WHAT YOU WILL DO: Could the lines from the start of the data through the line with "anchor=base east] (h3)" be set down exactly, with no pictures among them?

DATA SHOWN:

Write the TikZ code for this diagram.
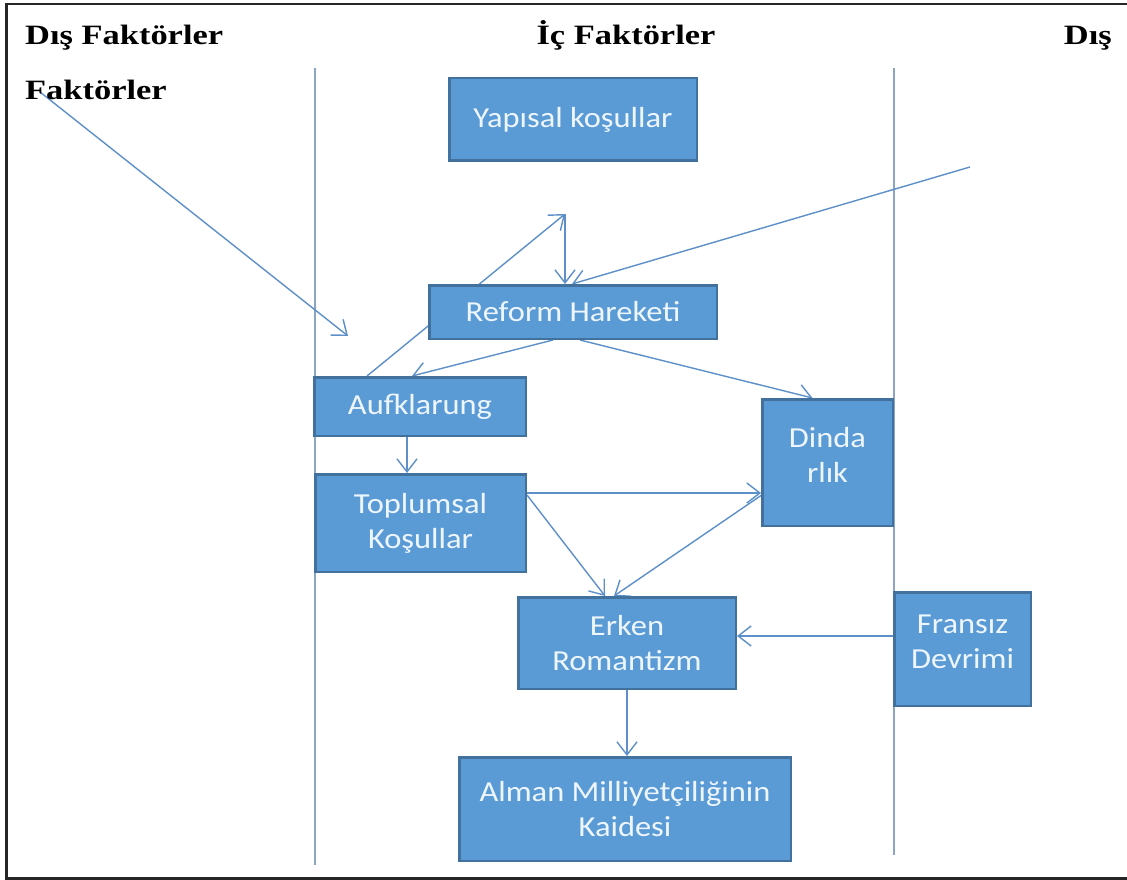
\documentclass[tikz,border=0pt]{standalone}
\usepackage{fontspec}
\setmainfont{Liberation Serif}
\newfontfamily\boxfont[FakeStretch=1.12]{Carlito}
\newfontfamily\headfont[FakeStretch=1.23]{Liberation Serif}
\usetikzlibrary{arrows.meta,backgrounds}

\definecolor{boxfill}{HTML}{5B9BD5}
\definecolor{boxedge}{HTML}{41719C}
\definecolor{boxtext}{HTML}{EEF6FD}
\definecolor{linecol}{HTML}{5D8FC8}
\definecolor{sepcol}{HTML}{8AA6C4}

\begin{document}
\begin{tikzpicture}[x=1pt,y=-1pt,
  box/.style={draw=boxedge, fill=boxfill, line width=2.5pt, text=boxtext,
    font=\boxfont\fontsize{29}{35}\selectfont, align=center, inner sep=0pt},
  boxlbl/.style={text=boxtext, font=\boxfont\fontsize{29}{35}\selectfont,
    align=center, inner sep=0pt},
  conn/.style={draw=linecol, line width=1.4pt, -{Straight Barb[length=13pt,width=20pt]}},
  sep/.style={draw=sepcol, line width=1.8pt},
  head/.style={font=\headfont\bfseries\fontsize{28}{34}\selectfont, inner sep=0pt}]
\useasboundingbox (0,0) rectangle (1127,880);

% column headings
\node[head, anchor=base west] (h1) at (25,45) {Dış Faktörler};
\node[head, anchor=base west] (h1b) at (25,100) {Faktörler};
\node[head, anchor=base] (h2) at (626,45) {İç Faktörler};
\node[head, anchor=base east] (h3) at (1112,45) {Dış};

% boxes
\node[box, minimum width=247.5pt, minimum height=82.5pt] (yap) at (573,119.5) {Yapısal koşullar};
\node[box, minimum width=287.5pt, minimum height=53.5pt] (ref) at (573,312) {Reform Hareketi};
\node[box, minimum width=211.5pt, minimum height=58.5pt] (auf) at (420,406.5) {Aufklarung};
\node[box, minimum width=210.5pt, minimum height=97.5pt] (topl) at (420.5,523) {Toplumsal\\Koşullar};
\node[box, minimum width=130.5pt, minimum height=126.5pt] (din) at (827.5,462.5) {};
\node[boxlbl] (dintxt) at ([yshift=8pt]din.center) {Dinda\\rlık};
\node[box, minimum width=217.5pt, minimum height=91.5pt] (erk) at (627,643) {Erken\\Romantizm};
\node[box, minimum width=136.5pt, minimum height=113.5pt] (fra) at (962.5,649) {};
\node[boxlbl] (fratxt) at ([yshift=7pt]fra.center) {Fransız\\Devrimi};
\node[box, minimum width=331.5pt, minimum height=103.5pt] (alm) at (625,809) {Alman Milliyetçiliğinin\\Kaidesi};

% free ends of the outside influences
\coordinate (s1) at (40,92);
\coordinate (e1) at (348,336);
\coordinate (pk) at (565,214);
\coordinate (s2) at (970,167);

\begin{scope}[on background layer]
  % page frame and column separators
  \draw[line width=2.5pt, draw=black!85] (1127,4) -- (6.5,4) -- (6.5,878.5) -- (1127,878.5);
  \draw[sep] (315,68) -- (315,865);
  \draw[sep] (894,68) -- (894,855);

  % connectors
  \draw[conn] (s1) -- (e1);
  \draw[conn] ([xshift=54pt]auf.north west) -- (pk);
  \draw[conn] (pk) -- (pk |- ref.north);
  \draw[conn] (s2) -- ([xshift=-1pt]ref.north);
  \draw[conn] ([xshift=-20pt]ref.south) -- ([xshift=-8pt]auf.north);
  \draw[conn] ([xshift=7pt]ref.south) -- ([xshift=-15pt]din.north);
  \draw[conn] ([xshift=-13pt]auf.south) -- ([xshift=-13pt]auf.south |- topl.north);
  \draw[conn] ([yshift=30pt]topl.east) -- ([yshift=30pt]topl.east -| din.west);
  \draw[conn] ([yshift=28pt]topl.east) -- ([xshift=-22pt]erk.north);
  \draw[conn] ([yshift=-33pt]din.west) -- ([xshift=-13pt]erk.north);
  \draw[conn] ([yshift=13pt]fra.west) -- ([yshift=13pt]fra.west -| erk.east);
  \draw[conn] (erk.south) -- (erk.south |- alm.north);
\end{scope}
\end{tikzpicture}
\end{document}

FINAL RESULT:
Write the TikZ code for this diagram.
\documentclass[tikz,border=0pt]{standalone}
\usepackage{fontspec}
\setmainfont{Liberation Serif}
\newfontfamily\boxfont[FakeStretch=1.12]{Carlito}
\newfontfamily\headfont[FakeStretch=1.23]{Liberation Serif}
\usetikzlibrary{arrows.meta,backgrounds}

\definecolor{boxfill}{HTML}{5B9BD5}
\definecolor{boxedge}{HTML}{41719C}
\definecolor{boxtext}{HTML}{EEF6FD}
\definecolor{linecol}{HTML}{5D8FC8}
\definecolor{sepcol}{HTML}{8AA6C4}

\begin{document}
\begin{tikzpicture}[x=1pt,y=-1pt,
  box/.style={draw=boxedge, fill=boxfill, line width=2.5pt, text=boxtext,
    font=\boxfont\fontsize{29}{35}\selectfont, align=center, inner sep=0pt},
  boxlbl/.style={text=boxtext, font=\boxfont\fontsize{29}{35}\selectfont,
    align=center, inner sep=0pt},
  conn/.style={draw=linecol, line width=1.4pt, -{Straight Barb[length=13pt,width=20pt]}},
  sep/.style={draw=sepcol, line width=1.8pt},
  head/.style={font=\headfont\bfseries\fontsize{28}{34}\selectfont, inner sep=0pt}]
\useasboundingbox (0,0) rectangle (1127,880);

% column headings
\node[head, anchor=base west] (h1) at (25,45) {Dış Faktörler};
\node[head, anchor=base west] (h1b) at (25,100) {Faktörler};
\node[head, anchor=base] (h2) at (626,45) {İç Faktörler};
\node[head, anchor=base east] (h3) at (1112,45) {Dış};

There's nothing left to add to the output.